Given request — Starting with the line that holds "Emit a single-file", copy out each remaining line of the listing below, up to and including the last one, and include nothing else.

Records provided —
####

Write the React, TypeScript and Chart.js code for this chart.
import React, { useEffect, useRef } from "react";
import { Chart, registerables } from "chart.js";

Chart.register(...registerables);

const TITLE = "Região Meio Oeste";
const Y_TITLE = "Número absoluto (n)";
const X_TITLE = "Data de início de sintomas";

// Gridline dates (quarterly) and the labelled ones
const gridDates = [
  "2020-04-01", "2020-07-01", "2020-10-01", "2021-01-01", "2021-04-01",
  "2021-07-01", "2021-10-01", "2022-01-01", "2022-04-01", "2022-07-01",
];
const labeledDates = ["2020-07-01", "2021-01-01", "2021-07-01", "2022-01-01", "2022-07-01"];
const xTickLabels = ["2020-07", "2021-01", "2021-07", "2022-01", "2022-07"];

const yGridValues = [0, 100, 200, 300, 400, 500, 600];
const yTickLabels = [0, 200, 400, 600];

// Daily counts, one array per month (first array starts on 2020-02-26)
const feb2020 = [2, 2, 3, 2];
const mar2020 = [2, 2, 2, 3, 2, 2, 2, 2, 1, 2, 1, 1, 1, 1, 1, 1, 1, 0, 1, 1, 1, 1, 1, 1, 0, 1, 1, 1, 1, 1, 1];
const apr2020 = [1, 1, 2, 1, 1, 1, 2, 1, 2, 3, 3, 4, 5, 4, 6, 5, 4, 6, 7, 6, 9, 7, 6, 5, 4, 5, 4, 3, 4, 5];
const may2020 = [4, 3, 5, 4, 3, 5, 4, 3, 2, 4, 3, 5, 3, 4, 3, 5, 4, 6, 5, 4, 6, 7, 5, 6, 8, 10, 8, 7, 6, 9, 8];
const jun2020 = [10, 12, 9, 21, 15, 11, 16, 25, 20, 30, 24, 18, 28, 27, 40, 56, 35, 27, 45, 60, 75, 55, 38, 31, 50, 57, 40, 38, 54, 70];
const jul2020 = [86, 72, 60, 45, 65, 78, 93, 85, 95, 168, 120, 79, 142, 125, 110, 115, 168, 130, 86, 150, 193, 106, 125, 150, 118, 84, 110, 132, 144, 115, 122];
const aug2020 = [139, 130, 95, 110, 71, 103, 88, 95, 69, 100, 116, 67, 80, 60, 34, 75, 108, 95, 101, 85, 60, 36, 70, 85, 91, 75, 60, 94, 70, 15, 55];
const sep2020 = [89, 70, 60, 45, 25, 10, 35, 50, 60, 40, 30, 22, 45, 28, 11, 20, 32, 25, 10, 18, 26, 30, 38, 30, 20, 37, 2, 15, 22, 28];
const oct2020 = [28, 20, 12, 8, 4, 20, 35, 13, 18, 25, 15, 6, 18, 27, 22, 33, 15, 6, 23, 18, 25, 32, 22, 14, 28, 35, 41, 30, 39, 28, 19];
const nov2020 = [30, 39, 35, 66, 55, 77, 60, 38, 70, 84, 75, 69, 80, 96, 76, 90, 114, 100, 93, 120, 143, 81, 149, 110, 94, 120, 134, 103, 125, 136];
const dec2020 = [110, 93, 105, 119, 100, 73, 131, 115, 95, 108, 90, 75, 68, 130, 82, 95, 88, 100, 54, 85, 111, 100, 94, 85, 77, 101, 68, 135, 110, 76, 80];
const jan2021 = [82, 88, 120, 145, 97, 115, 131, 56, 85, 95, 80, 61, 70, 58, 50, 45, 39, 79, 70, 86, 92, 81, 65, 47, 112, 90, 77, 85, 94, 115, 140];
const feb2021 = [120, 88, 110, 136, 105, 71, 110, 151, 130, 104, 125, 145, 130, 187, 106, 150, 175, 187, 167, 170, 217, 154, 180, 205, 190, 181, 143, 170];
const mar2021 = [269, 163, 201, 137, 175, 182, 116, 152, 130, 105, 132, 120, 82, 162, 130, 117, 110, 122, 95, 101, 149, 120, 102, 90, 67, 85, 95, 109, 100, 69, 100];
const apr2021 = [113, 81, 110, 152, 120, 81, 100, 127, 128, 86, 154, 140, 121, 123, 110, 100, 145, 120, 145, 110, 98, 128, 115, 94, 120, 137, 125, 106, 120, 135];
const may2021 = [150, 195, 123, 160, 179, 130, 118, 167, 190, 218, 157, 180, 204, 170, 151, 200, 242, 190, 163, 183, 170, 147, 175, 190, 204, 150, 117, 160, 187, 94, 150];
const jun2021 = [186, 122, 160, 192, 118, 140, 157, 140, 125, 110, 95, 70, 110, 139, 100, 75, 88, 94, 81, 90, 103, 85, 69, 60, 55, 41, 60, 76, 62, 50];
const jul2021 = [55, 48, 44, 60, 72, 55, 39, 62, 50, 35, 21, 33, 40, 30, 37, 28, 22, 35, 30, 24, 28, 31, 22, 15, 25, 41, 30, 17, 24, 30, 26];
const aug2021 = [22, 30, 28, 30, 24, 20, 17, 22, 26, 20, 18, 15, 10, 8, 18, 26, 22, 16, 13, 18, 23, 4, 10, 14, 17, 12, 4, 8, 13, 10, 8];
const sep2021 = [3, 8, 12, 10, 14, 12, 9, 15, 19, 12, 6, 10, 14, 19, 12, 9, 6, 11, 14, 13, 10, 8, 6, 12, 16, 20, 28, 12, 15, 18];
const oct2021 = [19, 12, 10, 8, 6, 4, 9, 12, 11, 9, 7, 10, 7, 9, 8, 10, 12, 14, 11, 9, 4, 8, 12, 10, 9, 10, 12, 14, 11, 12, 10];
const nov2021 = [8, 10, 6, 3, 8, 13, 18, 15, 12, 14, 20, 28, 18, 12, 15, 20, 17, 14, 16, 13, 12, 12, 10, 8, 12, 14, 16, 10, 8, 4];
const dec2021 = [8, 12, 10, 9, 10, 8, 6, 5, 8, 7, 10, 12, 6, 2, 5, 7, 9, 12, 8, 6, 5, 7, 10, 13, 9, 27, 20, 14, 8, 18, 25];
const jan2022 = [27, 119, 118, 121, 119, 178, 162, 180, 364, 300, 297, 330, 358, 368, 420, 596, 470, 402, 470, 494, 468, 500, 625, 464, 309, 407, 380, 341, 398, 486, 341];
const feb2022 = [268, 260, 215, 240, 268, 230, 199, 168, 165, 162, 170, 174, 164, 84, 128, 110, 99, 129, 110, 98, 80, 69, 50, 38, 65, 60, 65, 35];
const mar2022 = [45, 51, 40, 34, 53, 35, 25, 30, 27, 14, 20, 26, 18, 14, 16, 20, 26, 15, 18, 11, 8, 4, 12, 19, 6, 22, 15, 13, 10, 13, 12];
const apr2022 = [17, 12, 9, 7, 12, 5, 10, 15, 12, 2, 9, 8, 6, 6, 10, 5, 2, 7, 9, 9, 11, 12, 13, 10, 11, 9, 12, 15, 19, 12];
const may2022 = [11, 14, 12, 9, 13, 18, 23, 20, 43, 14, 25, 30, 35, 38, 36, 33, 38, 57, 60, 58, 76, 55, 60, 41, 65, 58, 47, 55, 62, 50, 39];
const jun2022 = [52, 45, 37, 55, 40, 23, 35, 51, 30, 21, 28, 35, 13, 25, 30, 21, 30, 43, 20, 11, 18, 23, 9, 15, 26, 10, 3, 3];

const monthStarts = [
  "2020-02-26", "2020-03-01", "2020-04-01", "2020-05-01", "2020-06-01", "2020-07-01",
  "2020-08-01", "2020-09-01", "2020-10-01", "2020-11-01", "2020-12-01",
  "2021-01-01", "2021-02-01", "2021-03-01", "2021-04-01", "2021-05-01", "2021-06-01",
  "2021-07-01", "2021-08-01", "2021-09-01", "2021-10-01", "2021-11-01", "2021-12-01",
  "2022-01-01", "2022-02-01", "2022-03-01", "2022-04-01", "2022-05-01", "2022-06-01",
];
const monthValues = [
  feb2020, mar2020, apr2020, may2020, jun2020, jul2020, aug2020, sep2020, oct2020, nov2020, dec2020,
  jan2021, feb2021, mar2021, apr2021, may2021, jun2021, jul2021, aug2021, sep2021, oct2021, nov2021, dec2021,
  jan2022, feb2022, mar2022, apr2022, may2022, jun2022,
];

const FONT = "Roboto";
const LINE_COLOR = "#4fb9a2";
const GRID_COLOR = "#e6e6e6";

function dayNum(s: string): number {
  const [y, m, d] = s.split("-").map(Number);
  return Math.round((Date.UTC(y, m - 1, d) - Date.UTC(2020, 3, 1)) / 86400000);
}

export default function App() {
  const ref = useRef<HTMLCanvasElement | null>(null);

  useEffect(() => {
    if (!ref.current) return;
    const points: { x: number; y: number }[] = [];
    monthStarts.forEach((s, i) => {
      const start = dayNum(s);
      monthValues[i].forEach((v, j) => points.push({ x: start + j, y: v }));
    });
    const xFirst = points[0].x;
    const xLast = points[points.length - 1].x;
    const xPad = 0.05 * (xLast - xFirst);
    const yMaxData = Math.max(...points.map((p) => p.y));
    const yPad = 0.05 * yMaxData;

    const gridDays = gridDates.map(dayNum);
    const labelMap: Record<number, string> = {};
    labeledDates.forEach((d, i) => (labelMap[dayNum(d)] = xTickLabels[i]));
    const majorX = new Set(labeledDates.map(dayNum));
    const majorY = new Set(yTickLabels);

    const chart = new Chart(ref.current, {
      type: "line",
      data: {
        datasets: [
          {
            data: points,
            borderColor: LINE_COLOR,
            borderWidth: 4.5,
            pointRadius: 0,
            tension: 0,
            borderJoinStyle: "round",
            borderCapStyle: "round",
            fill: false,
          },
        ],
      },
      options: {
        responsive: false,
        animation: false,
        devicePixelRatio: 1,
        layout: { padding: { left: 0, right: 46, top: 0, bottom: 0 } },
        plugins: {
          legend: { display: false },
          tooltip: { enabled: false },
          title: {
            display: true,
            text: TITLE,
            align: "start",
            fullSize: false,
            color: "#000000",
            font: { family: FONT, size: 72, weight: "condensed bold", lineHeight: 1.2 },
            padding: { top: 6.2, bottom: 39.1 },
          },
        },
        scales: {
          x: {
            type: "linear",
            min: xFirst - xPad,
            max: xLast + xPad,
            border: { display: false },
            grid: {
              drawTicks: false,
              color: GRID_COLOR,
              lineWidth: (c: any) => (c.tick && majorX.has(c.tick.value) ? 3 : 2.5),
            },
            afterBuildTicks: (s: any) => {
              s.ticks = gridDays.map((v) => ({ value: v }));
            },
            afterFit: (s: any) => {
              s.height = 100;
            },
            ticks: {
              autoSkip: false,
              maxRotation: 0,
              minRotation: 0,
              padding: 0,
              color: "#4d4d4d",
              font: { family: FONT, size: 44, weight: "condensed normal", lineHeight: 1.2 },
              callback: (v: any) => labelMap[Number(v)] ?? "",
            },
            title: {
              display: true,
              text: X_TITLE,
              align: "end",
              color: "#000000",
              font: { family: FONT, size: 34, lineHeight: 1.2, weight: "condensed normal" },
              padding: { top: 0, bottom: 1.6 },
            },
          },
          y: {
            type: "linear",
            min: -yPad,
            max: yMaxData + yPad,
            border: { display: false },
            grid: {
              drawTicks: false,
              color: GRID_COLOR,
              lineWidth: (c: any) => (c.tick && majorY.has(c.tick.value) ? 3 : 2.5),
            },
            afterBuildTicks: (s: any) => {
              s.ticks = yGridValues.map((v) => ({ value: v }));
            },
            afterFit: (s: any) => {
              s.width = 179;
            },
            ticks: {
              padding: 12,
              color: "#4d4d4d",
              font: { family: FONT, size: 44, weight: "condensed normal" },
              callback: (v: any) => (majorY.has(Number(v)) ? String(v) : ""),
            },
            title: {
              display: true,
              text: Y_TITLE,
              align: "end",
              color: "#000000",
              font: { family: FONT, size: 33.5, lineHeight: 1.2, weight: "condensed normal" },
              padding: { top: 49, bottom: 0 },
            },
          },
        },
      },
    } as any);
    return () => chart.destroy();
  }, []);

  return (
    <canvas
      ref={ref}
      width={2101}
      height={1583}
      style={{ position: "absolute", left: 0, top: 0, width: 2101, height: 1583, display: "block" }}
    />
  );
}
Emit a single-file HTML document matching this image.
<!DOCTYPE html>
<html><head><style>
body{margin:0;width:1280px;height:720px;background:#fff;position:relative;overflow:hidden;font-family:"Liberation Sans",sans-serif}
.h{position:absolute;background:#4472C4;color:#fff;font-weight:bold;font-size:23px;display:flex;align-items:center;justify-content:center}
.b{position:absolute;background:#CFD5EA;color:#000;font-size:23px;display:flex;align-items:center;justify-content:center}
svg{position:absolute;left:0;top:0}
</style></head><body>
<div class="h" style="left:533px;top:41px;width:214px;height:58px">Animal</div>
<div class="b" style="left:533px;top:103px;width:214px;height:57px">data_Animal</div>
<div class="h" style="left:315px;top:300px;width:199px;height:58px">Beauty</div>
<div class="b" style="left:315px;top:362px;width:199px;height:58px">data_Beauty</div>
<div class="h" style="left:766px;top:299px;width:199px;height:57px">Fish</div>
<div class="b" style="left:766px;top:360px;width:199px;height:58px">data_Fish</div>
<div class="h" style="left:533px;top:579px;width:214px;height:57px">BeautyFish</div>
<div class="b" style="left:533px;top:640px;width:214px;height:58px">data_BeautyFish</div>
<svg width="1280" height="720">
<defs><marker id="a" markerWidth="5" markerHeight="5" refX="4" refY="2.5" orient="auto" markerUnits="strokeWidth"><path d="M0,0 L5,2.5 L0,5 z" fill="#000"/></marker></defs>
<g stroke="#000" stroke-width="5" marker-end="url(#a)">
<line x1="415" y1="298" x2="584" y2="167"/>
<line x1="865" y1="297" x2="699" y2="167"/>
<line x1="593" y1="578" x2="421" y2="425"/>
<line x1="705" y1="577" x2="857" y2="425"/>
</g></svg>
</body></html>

####

Solved problem —
Emit a single-file HTML document matching this image.
<!DOCTYPE html>
<html><head><style>
body{margin:0;width:1280px;height:720px;background:#fff;position:relative;overflow:hidden;font-family:"Liberation Sans",sans-serif}
.h{position:absolute;background:#4472C4;color:#fff;font-weight:bold;font-size:23px;display:flex;align-items:center;justify-content:center}
.b{position:absolute;background:#CFD5EA;color:#000;font-size:23px;display:flex;align-items:center;justify-content:center}
svg{position:absolute;left:0;top:0}
</style></head><body>
<div class="h" style="left:533px;top:41px;width:214px;height:58px">Animal</div>
<div class="b" style="left:533px;top:103px;width:214px;height:57px">data_Animal</div>
<div class="h" style="left:315px;top:300px;width:199px;height:58px">Beauty</div>
<div class="b" style="left:315px;top:362px;width:199px;height:58px">data_Beauty</div>
<div class="h" style="left:766px;top:299px;width:199px;height:57px">Fish</div>
<div class="b" style="left:766px;top:360px;width:199px;height:58px">data_Fish</div>
<div class="h" style="left:533px;top:579px;width:214px;height:57px">BeautyFish</div>
<div class="b" style="left:533px;top:640px;width:214px;height:58px">data_BeautyFish</div>
<svg width="1280" height="720">
<defs><marker id="a" markerWidth="5" markerHeight="5" refX="4" refY="2.5" orient="auto" markerUnits="strokeWidth"><path d="M0,0 L5,2.5 L0,5 z" fill="#000"/></marker></defs>
<g stroke="#000" stroke-width="5" marker-end="url(#a)">
<line x1="415" y1="298" x2="584" y2="167"/>
<line x1="865" y1="297" x2="699" y2="167"/>
<line x1="593" y1="578" x2="421" y2="425"/>
<line x1="705" y1="577" x2="857" y2="425"/>
</g></svg>
</body></html>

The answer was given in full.